:: WHAT TO PRODUCE ::
Do not include the pictures; repeat the rest of the data exactly.

··· DATA LINES ···

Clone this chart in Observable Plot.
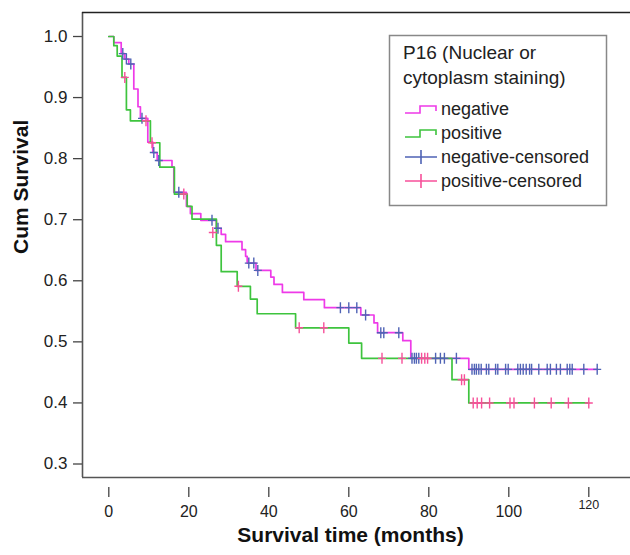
<!DOCTYPE html>
<html><head><meta charset="utf-8">
<script src="https://cdn.jsdelivr.net/npm/d3@7"></script>
<script src="https://cdn.jsdelivr.net/npm/@observablehq/plot@0.6"></script>
<style>body{margin:0;background:#fff;} #chart{width:630px;height:555px;}</style>
</head><body><div id="chart"></div>
<script>
// ---- data ----
const negSteps = [[0,1.0],[1.25,0.99],[3.1,0.972],[4.0,0.963],[5.0,0.955],[6.25,0.914],[7.3,0.885],[7.9,0.866],[9.75,0.827],[11.0,0.81],[12.1,0.797],[15.8,0.786],[16.25,0.745],[19.4,0.722],[20.4,0.71],[23.0,0.699],[26.9,0.686],[28.1,0.676],[29.2,0.664],[33.3,0.651],[34.2,0.64],[34.6,0.629],[36.8,0.617],[40.5,0.606],[41.3,0.594],[43.4,0.581],[48.75,0.569],[53.9,0.556],[63.0,0.544],[66.3,0.531],[67.2,0.515],[73.5,0.502],[75.5,0.473],[90.0,0.455]];
const negEnd = 122.1;
const posSteps = [[0,1.0],[1.25,0.985],[2.1,0.968],[3.3,0.933],[4.4,0.88],[5.4,0.862],[10.4,0.826],[12.75,0.786],[16.4,0.742],[19.6,0.722],[20.8,0.701],[26.9,0.658],[28.1,0.615],[32.1,0.591],[35.4,0.57],[37.1,0.546],[46.7,0.523],[60.0,0.498],[63.2,0.473],[85.8,0.438],[90.0,0.40]];
const posEnd = 120;
const negCensored = [[3.5,0.972],[4.4,0.963],[5.5,0.955],[8.3,0.866],[11.25,0.81],[12.5,0.797],[17.5,0.745],[25.8,0.699],[27.3,0.686],[35.0,0.629],[36.25,0.629],[37.25,0.617],[57.9,0.556],[60.0,0.556],[62.0,0.556],[64.2,0.544],[68.0,0.515],[68.75,0.515],[72.5,0.515],[75.8,0.473],[76.4,0.473],[76.9,0.473],[77.5,0.473],[81.7,0.473],[82.9,0.473],[83.9,0.473],[86.9,0.473],[90.8,0.455],[91.4,0.455],[91.9,0.455],[92.5,0.455],[93.1,0.455],[94.4,0.455],[95.0,0.455],[96.7,0.455],[97.25,0.455],[99.2,0.455],[99.85,0.455],[102.25,0.455],[102.9,0.455],[103.6,0.455],[104.35,0.455],[105.2,0.455],[105.7,0.455],[107.5,0.455],[109.6,0.455],[110.4,0.455],[111.9,0.455],[112.9,0.455],[114.6,0.455],[115.25,0.455],[115.85,0.455],[118.75,0.455],[122.1,0.455]];
const posCensored = [[4.0,0.933],[9.3,0.862],[10.8,0.826],[18.75,0.742],[26.0,0.679],[32.4,0.591],[47.6,0.523],[53.75,0.523],[68.3,0.473],[73.3,0.473],[78.2,0.473],[79.0,0.473],[79.7,0.473],[88.2,0.438],[88.9,0.438],[91.1,0.40],[92.1,0.40],[93.2,0.40],[95.2,0.40],[100.3,0.40],[101.3,0.40],[106.4,0.40],[110.6,0.40],[114.9,0.40],[120.0,0.40]];
const xTicks = [0,20,40,60,80,100,120];
const yTicks = [0.3,0.4,0.5,0.6,0.7,0.8,0.9,1.0];
const legendTitle = ["P16 (Nuclear or","cytoplasm staining)"];
const seriesNames = ["negative","positive","negative-censored","positive-censored"];
const xLabel = "Survival time (months)";
const yLabel = "Cum Survival";

// ---- styling ----
const FONT = "'Liberation Sans', Arial, Helvetica, sans-serif";
const colors = {neg:"#ee3ae8", pos:"#3ec43e", negC:"#4f63b5", posC:"#f7509a"};
const xDomain = [-6.575, 130.425];
const yDomain = [0.2779, 1.0393];

const negLine = negSteps.concat([[negEnd, negSteps[negSteps.length-1][1]]]);
const posLine = posSteps.concat([[posEnd, posSteps[posSteps.length-1][1]]]);
const plusSym = {draw(ctx){ ctx.moveTo(-4,0); ctx.lineTo(4,0); ctx.moveTo(0,-5.5); ctx.lineTo(0,5.5); }};

const plot = Plot.plot({
  width: 630, height: 555,
  marginLeft: 82, marginRight: 0, marginTop: 12, marginBottom: 78,
  style: {fontFamily: FONT, background: "white", color: "#222"},
  x: {domain: xDomain, label: null},
  y: {domain: yDomain, label: null},
  marks: [
    Plot.axisY(yTicks, {anchor: "left", tickSize: 9, tickPadding: 6, tickFormat: d => d.toFixed(1), fontSize: 17, stroke: "#444", strokeWidth: 1.3, label: null}),
    Plot.axisX(xTicks, {anchor: "bottom", tickSize: 10, tickPadding: 8, dy: 10, tickFormat: d => d === 120 ? "" : String(d), fontSize: 16, stroke: "#444", strokeWidth: 1.3, label: null}),
    Plot.text([xTicks[xTicks.length-1]], {x: d => d, text: d => String(d), frameAnchor: "bottom", dy: 31, fontSize: 12.5, fill: "#222"}),
    Plot.ruleX([xDomain[0]], {stroke: "#555", strokeWidth: 1.6}),
    Plot.ruleY([yDomain[0]], {stroke: "#555", strokeWidth: 1.6}),
    Plot.ruleY([yDomain[1]], {stroke: "#222", strokeWidth: 1.6}),
    Plot.line(negLine, {x: d => d[0], y: d => d[1], curve: "step-after", stroke: colors.neg, strokeWidth: 1.7}),
    Plot.line(posLine, {x: d => d[0], y: d => d[1], curve: "step-after", stroke: colors.pos, strokeWidth: 1.7}),
    Plot.dot(negCensored, {x: d => d[0], y: d => d[1], symbol: plusSym, fill: "none", stroke: colors.negC, strokeWidth: 1.4, r: 4}),
    Plot.dot(posCensored, {x: d => d[0], y: d => d[1], symbol: plusSym, fill: "none", stroke: colors.posC, strokeWidth: 1.4, r: 4}),
    Plot.text([yLabel], {text: d => d, frameAnchor: "left", rotate: -90, dx: -61, dy: 9, fontSize: 21, fontWeight: "bold", fill: "#111"}),
    Plot.text([xLabel], {text: d => d, frameAnchor: "bottom", dx: -6, dy: 64, fontSize: 21, fontWeight: "bold", fill: "#111"})
  ]
});
document.getElementById("chart").appendChild(plot);

// ---- legend ----
const svg = d3.select(plot);
const lg = svg.append("g").attr("font-family", FONT).attr("fill", "#222").attr("text-anchor", "start");
lg.append("rect").attr("x", 389.5).attr("y", 35.5).attr("width", 217).attr("height", 170)
  .attr("fill", "white").attr("stroke", "#888").attr("stroke-width", 1.5);
legendTitle.forEach((s, i) => lg.append("text").attr("x", 403).attr("y", 59 + i * 24.5).attr("font-size", 19).attr("text-anchor", "start").text(s));
const legendColors = [colors.neg, colors.pos, colors.negC, colors.posC];
seriesNames.forEach((name, i) => {
  const by = 115 + i * 24;
  const path = i < 2
    ? `M405,${by-2}H420V${by-9}H436V${by-4}`
    : `M405,${by-6}H437M421,${by-13}V${by+1}`;
  lg.append("path").attr("d", path).attr("fill", "none").attr("stroke", legendColors[i]).attr("stroke-width", 1.6);
  lg.append("text").attr("x", 441).attr("y", by).attr("font-size", 18).attr("text-anchor", "start").text(name);
});
</script>
</body></html>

···

:: PROBLEM SOLUTION ::
Clone this chart in Observable Plot.
<!DOCTYPE html>
<html><head><meta charset="utf-8">
<script src="https://cdn.jsdelivr.net/npm/d3@7"></script>
<script src="https://cdn.jsdelivr.net/npm/@observablehq/plot@0.6"></script>
<style>body{margin:0;background:#fff;} #chart{width:630px;height:555px;}</style>
</head><body><div id="chart"></div>
<script>
// ---- data ----
const negSteps = [[0,1.0],[1.25,0.99],[3.1,0.972],[4.0,0.963],[5.0,0.955],[6.25,0.914],[7.3,0.885],[7.9,0.866],[9.75,0.827],[11.0,0.81],[12.1,0.797],[15.8,0.786],[16.25,0.745],[19.4,0.722],[20.4,0.71],[23.0,0.699],[26.9,0.686],[28.1,0.676],[29.2,0.664],[33.3,0.651],[34.2,0.64],[34.6,0.629],[36.8,0.617],[40.5,0.606],[41.3,0.594],[43.4,0.581],[48.75,0.569],[53.9,0.556],[63.0,0.544],[66.3,0.531],[67.2,0.515],[73.5,0.502],[75.5,0.473],[90.0,0.455]];
const negEnd = 122.1;
const posSteps = [[0,1.0],[1.25,0.985],[2.1,0.968],[3.3,0.933],[4.4,0.88],[5.4,0.862],[10.4,0.826],[12.75,0.786],[16.4,0.742],[19.6,0.722],[20.8,0.701],[26.9,0.658],[28.1,0.615],[32.1,0.591],[35.4,0.57],[37.1,0.546],[46.7,0.523],[60.0,0.498],[63.2,0.473],[85.8,0.438],[90.0,0.40]];
const posEnd = 120;
const negCensored = [[3.5,0.972],[4.4,0.963],[5.5,0.955],[8.3,0.866],[11.25,0.81],[12.5,0.797],[17.5,0.745],[25.8,0.699],[27.3,0.686],[35.0,0.629],[36.25,0.629],[37.25,0.617],[57.9,0.556],[60.0,0.556],[62.0,0.556],[64.2,0.544],[68.0,0.515],[68.75,0.515],[72.5,0.515],[75.8,0.473],[76.4,0.473],[76.9,0.473],[77.5,0.473],[81.7,0.473],[82.9,0.473],[83.9,0.473],[86.9,0.473],[90.8,0.455],[91.4,0.455],[91.9,0.455],[92.5,0.455],[93.1,0.455],[94.4,0.455],[95.0,0.455],[96.7,0.455],[97.25,0.455],[99.2,0.455],[99.85,0.455],[102.25,0.455],[102.9,0.455],[103.6,0.455],[104.35,0.455],[105.2,0.455],[105.7,0.455],[107.5,0.455],[109.6,0.455],[110.4,0.455],[111.9,0.455],[112.9,0.455],[114.6,0.455],[115.25,0.455],[115.85,0.455],[118.75,0.455],[122.1,0.455]];
const posCensored = [[4.0,0.933],[9.3,0.862],[10.8,0.826],[18.75,0.742],[26.0,0.679],[32.4,0.591],[47.6,0.523],[53.75,0.523],[68.3,0.473],[73.3,0.473],[78.2,0.473],[79.0,0.473],[79.7,0.473],[88.2,0.438],[88.9,0.438],[91.1,0.40],[92.1,0.40],[93.2,0.40],[95.2,0.40],[100.3,0.40],[101.3,0.40],[106.4,0.40],[110.6,0.40],[114.9,0.40],[120.0,0.40]];
const xTicks = [0,20,40,60,80,100,120];
const yTicks = [0.3,0.4,0.5,0.6,0.7,0.8,0.9,1.0];
const legendTitle = ["P16 (Nuclear or","cytoplasm staining)"];
const seriesNames = ["negative","positive","negative-censored","positive-censored"];
const xLabel = "Survival time (months)";
const yLabel = "Cum Survival";

// ---- styling ----
const FONT = "'Liberation Sans', Arial, Helvetica, sans-serif";
const colors = {neg:"#ee3ae8", pos:"#3ec43e", negC:"#4f63b5", posC:"#f7509a"};
const xDomain = [-6.575, 130.425];
const yDomain = [0.2779, 1.0393];

const negLine = negSteps.concat([[negEnd, negSteps[negSteps.length-1][1]]]);
const posLine = posSteps.concat([[posEnd, posSteps[posSteps.length-1][1]]]);
const plusSym = {draw(ctx){ ctx.moveTo(-4,0); ctx.lineTo(4,0); ctx.moveTo(0,-5.5); ctx.lineTo(0,5.5); }};

const plot = Plot.plot({
  width: 630, height: 555,
  marginLeft: 82, marginRight: 0, marginTop: 12, marginBottom: 78,
  style: {fontFamily: FONT, background: "white", color: "#222"},
  x: {domain: xDomain, label: null},
  y: {domain: yDomain, label: null},
  marks: [
    Plot.axisY(yTicks, {anchor: "left", tickSize: 9, tickPadding: 6, tickFormat: d => d.toFixed(1), fontSize: 17, stroke: "#444", strokeWidth: 1.3, label: null}),
    Plot.axisX(xTicks, {anchor: "bottom", tickSize: 10, tickPadding: 8, dy: 10, tickFormat: d => d === 120 ? "" : String(d), fontSize: 16, stroke: "#444", strokeWidth: 1.3, label: null}),
    Plot.text([xTicks[xTicks.length-1]], {x: d => d, text: d => String(d), frameAnchor: "bottom", dy: 31, fontSize: 12.5, fill: "#222"}),
    Plot.ruleX([xDomain[0]], {stroke: "#555", strokeWidth: 1.6}),
    Plot.ruleY([yDomain[0]], {stroke: "#555", strokeWidth: 1.6}),
    Plot.ruleY([yDomain[1]], {stroke: "#222", strokeWidth: 1.6}),
    Plot.line(negLine, {x: d => d[0], y: d => d[1], curve: "step-after", stroke: colors.neg, strokeWidth: 1.7}),
    Plot.line(posLine, {x: d => d[0], y: d => d[1], curve: "step-after", stroke: colors.pos, strokeWidth: 1.7}),
    Plot.dot(negCensored, {x: d => d[0], y: d => d[1], symbol: plusSym, fill: "none", stroke: colors.negC, strokeWidth: 1.4, r: 4}),
    Plot.dot(posCensored, {x: d => d[0], y: d => d[1], symbol: plusSym, fill: "none", stroke: colors.posC, strokeWidth: 1.4, r: 4}),
    Plot.text([yLabel], {text: d => d, frameAnchor: "left", rotate: -90, dx: -61, dy: 9, fontSize: 21, fontWeight: "bold", fill: "#111"}),
    Plot.text([xLabel], {text: d => d, frameAnchor: "bottom", dx: -6, dy: 64, fontSize: 21, fontWeight: "bold", fill: "#111"})
  ]
});
document.getElementById("chart").appendChild(plot);

// ---- legend ----
const svg = d3.select(plot);
const lg = svg.append("g").attr("font-family", FONT).attr("fill", "#222").attr("text-anchor", "start");
lg.append("rect").attr("x", 389.5).attr("y", 35.5).attr("width", 217).attr("height", 170)
  .attr("fill", "white").attr("stroke", "#888").attr("stroke-width", 1.5);
legendTitle.forEach((s, i) => lg.append("text").attr("x", 403).attr("y", 59 + i * 24.5).attr("font-size", 19).attr("text-anchor", "start").text(s));
const legendColors = [colors.neg, colors.pos, colors.negC, colors.posC];
seriesNames.forEach((name, i) => {
  const by = 115 + i * 24;
  const path = i < 2
    ? `M405,${by-2}H420V${by-9}H436V${by-4}`
    : `M405,${by-6}H437M421,${by-13}V${by+1}`;
  lg.append("path").attr("d", path).attr("fill", "none").attr("stroke", legendColors[i]).attr("stroke-width", 1.6);
  lg.append("text").attr("x", 441).attr("y", by).attr("font-size", 18).attr("text-anchor", "start").text(name);
});
</script>
</body></html>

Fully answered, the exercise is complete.